Following on from yesterday’s post about Christian Concern I’ve had some harsh words spoken to me from a couple of places. On the other hand I’ve also had several more agreeing with me and the point I was trying to make.
The problem with writing anything critical or controversial is that people come to it with their own preconceived ideas. Some will come in agreement and what you write reinforces their view. Some will come from a different viewpoint or an open one, be challenged and then go away and think things through. Others will come with opposing views and go away offended. All of this is par for the course and as I’m discovering as a writer you have to live with that especially when you receive negative comments or you are condemned for what you do. I always say that bloggers need tough skin but a soft heart.
My piece on Christian Concern is a case in point. My intention was not to discredit them and their work, far from it in fact. Most of what I wrote hopefully came over as supportive, but at the same time I wanted to raise a concern over some of their methods. I think some people just pick out the criticisms and ignore the rest. It’s easy to do if you’re not careful. Negative points have a habit of sticking more than positive ones.
It did remind me of something I considered when I started blogging and it is this: What is acceptable to blog about in the open arena of the internet where anyone can read your thoughts and what are the unwritten rules?
I suppose if you ask a group of people you’ll come out with a range of different answers. Because of the nature of this blog as well as affirming individuals, political parties or organisations when they get something right, I also feel it is within my remit to be critical when I see something that is failing or needs correction.

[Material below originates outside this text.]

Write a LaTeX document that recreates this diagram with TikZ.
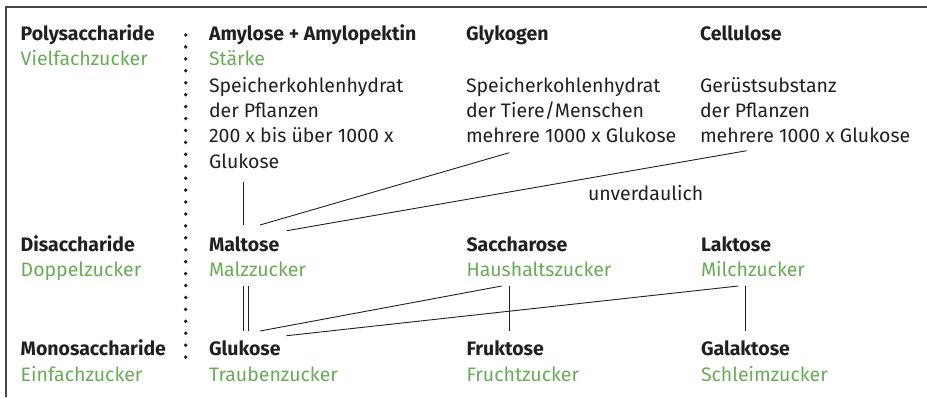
\documentclass[tikz,border=0pt]{standalone}
\usepackage{fontspec}
\setmainfont{Fira Sans}
\definecolor{grn}{RGB}{104,172,86}
\definecolor{ink}{RGB}{35,31,32}
\definecolor{framec}{RGB}{70,70,70}
\begin{document}
\begin{tikzpicture}[x=1pt,y=-1pt,
  every node/.style={inner sep=0pt, outer sep=0pt, anchor=base west,
    font=\fontsize{19.5}{25}\selectfont, text=ink},
  hd/.style={font=\fontsize{19.5}{25}\selectfont\bfseries},
  gr/.style={text=grn},
  conn/.style={draw=ink, line width=0.9pt},
  framel/.style={draw=framec, line width=1.3pt}]
\useasboundingbox (0,0) rectangle (927,397);
% frame
\draw[framel] (927,7) -- (6,7) -- (6,397);
% dotted separator
\foreach \i in {0,...,27} \fill[ink] (185.7,35+\i*11.93) circle (1.9);
% left column
\node[hd] (poly) at (20.7,40) {Polysaccharide};
\node[gr] (polyg) at (20.7,65.7) {Vielfachzucker};
\node[hd] (di) at (20.7,251.7) {Disaccharide};
\node[gr] (dig) at (20.7,276.5) {Doppelzucker};
\node[hd] (mono) at (20.7,355) {Monosaccharide};
\node[gr] (monog) at (20.7,381.5) {Einfachzucker};
% polysaccharides
\node[hd] (amy) at (209,40) {Amylose + Amylopektin};
\node[gr] (amyg) at (209,65.7) {Stärke};
\node (amyd1) at (209,92.5) {Speicherkohlenhydrat};
\node (amyd2) at (209,117.5) {der Pflanzen};
\node (amyd3) at (209,142.7) {200 x bis über 1000 x};
\node (amyd4) at (209,168) {Glukose};
\node[hd] (gly) at (466,40) {Glykogen};
\node (glyd1) at (466,92.5) {Speicherkohlenhydrat};
\node (glyd2) at (466,117.5) {der Tiere/Menschen};
\node (glyd3) at (466,142.7) {mehrere 1000 x Glukose};
\node[hd] (cel) at (700,40) {Cellulose};
\node (celd1) at (700,92.5) {Gerüstsubstanz};
\node (celd2) at (700,117.5) {der Pflanzen};
\node (celd3) at (700,142.7) {mehrere 1000 x Glukose};
\node (unv) at (588,200.7) {unverdaulich};
% disaccharides
\node[hd] (mal) at (209,251.7) {Maltose};
\node[gr] (malg) at (209,276.5) {Malzzucker};
\node[hd] (sac) at (466.5,251.7) {Saccharose};
\node[gr] (sacg) at (466.5,276.5) {Haushaltszucker};
\node[hd] (lak) at (701,251.7) {Laktose};
\node[gr] (lakg) at (701,276.5) {Milchzucker};
% monosaccharides
\node[hd] (glu) at (209,355) {Glukose};
\node[gr] (glug) at (209,381.5) {Traubenzucker};
\node[hd] (fru) at (466.5,355) {Fruktose};
\node[gr] (frug) at (466.5,381.5) {Fruchtzucker};
\node[hd] (gal) at (701,355) {Galaktose};
\node[gr] (galg) at (701,381.5) {Schleimzucker};
% connector end points
\coordinate (amyB) at (243.3,181.7);
\coordinate (malT1) at (243.3,225);
\coordinate (glyB) at (509.3,152.7);
\coordinate (malT2) at (260,225);
\coordinate (celB) at (746.7,150.7);
\coordinate (malT3) at (286.7,230.7);
\coordinate (malB1) at (243.3,286);
\coordinate (gluT1) at (243.3,331);
\coordinate (malB2) at (248.3,286);
\coordinate (gluT2) at (248.3,331);
\coordinate (sacB1) at (501.7,286);
\coordinate (gluT3) at (260,331);
\coordinate (lakB1) at (738.3,286);
\coordinate (gluT4) at (286.7,335.7);
\coordinate (sacB2) at (509.3,286);
\coordinate (fruT) at (509.3,330.7);
\coordinate (lakB2) at (745,286);
\coordinate (galT) at (745,331);
% connectors
\draw[conn] (amyB) -- (malT1);
\draw[conn] (glyB) -- (malT2);
\draw[conn] (celB) -- (malT3);
\draw[conn] (malB1) -- (gluT1);
\draw[conn] (malB2) -- (gluT2);
\draw[conn] (sacB1) -- (gluT3);
\draw[conn] (lakB1) -- (gluT4);
\draw[conn] (sacB2) -- (fruT);
\draw[conn] (lakB2) -- (galT);
\end{tikzpicture}
\end{document}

In one sense I’m just a blogger writing about things that interest me and that I think will interest others too. I voice plenty of opinions but there’s no guarantee that any of them are correct. That’s left to the reader to decide and I’m happy to be corrected if the need arises. I can say what I like and it’s up to people to decide whether to take any notice of me. But as a Christian blogger with my faith comes responsibility to honour God in what I do. I don’t inhabit the moral high ground and am not seeking to put myself on a pedestal for others to look up to, but whether I like it or not I become a spokesperson for God’s kingdom and this means I need to tread much more carefully.
What has made me think most over the last day is how critical I should be of others and how I should present that criticism. In Matthew 18 Jesus says:
“If your brother or sister sins, go and point out their fault, just between the two of you. If they listen to you, you have won them over. But if they will not listen, take one or two others along, so that ‘every matter may be established by the testimony of two or three witnesses.’ If they still refuse to listen, tell it to the church; and if they refuse to listen even to the church, treat them as you would a pagan or a tax collector.”
Using the Christian Concern example, would it have been better for me to have just contacted them via email and let them know what I thought? They’re not sinning as in Jesus’ example, but there is a principle of not making public what should remain private. Certainly I would never write about someone at my church on this blog if I disagreed with them because I would hope that it could be resolved at a personal level. It should never need to go beyond that.
What I wrote about yesterday was already in the public sphere. I was not talking about anything that anyone else couldn’t find out if they wanted to. Does that change things? I suppose ideally I would be happiest if I could sit down with Andrea Williams at Christian Concern and talk these things through with her. Why should she want to listen to me though? I’m effectively a nobody in the grand scheme of things. I’m not a leader of an important Christian organisation or a think tank or the Government. I’m not famous and I’ve not been trained in legal or political matters. All I do is write about what is on my mind and wait and see if people will listen.
And maybe listening is the key. If I make a point that others agree with then that gives it more value. If enough people are in agreement then perhaps that point will take on a life of its own and gain the potential to change things.
I believe my job in all this is to do my best to try to listen to God and then share what I believe he is saying. I need to do my best to make sure I get my facts right and not distort the truth or be economical with it. I need to give praise where it is due and be careful with my criticism doing my best to make sure it is balanced and fair. I need to be humble in what I say and weigh up criticism objectively. I need to avoid insulting others but not water down what I want to say in case I might offend them. Most of all I need to have integrity in what I do in the same way that we expect our leaders to demonstrate that too. I can’t expect anyone to do something I’m not willing to do myself.
One of the best things about the blogosphere is that it is self-regulating in that if you overstep the mark or start writing nonsense you’re quickly going to lose readers most of whom are unlikely to come back. I hope that if I do produce posts that are not worth reading for whatever reading that someone will step in and correct me before it’s too late. Accountability is something that we all need in our lives and in this case I’m asking to be accountable to you and everyone else who reads this.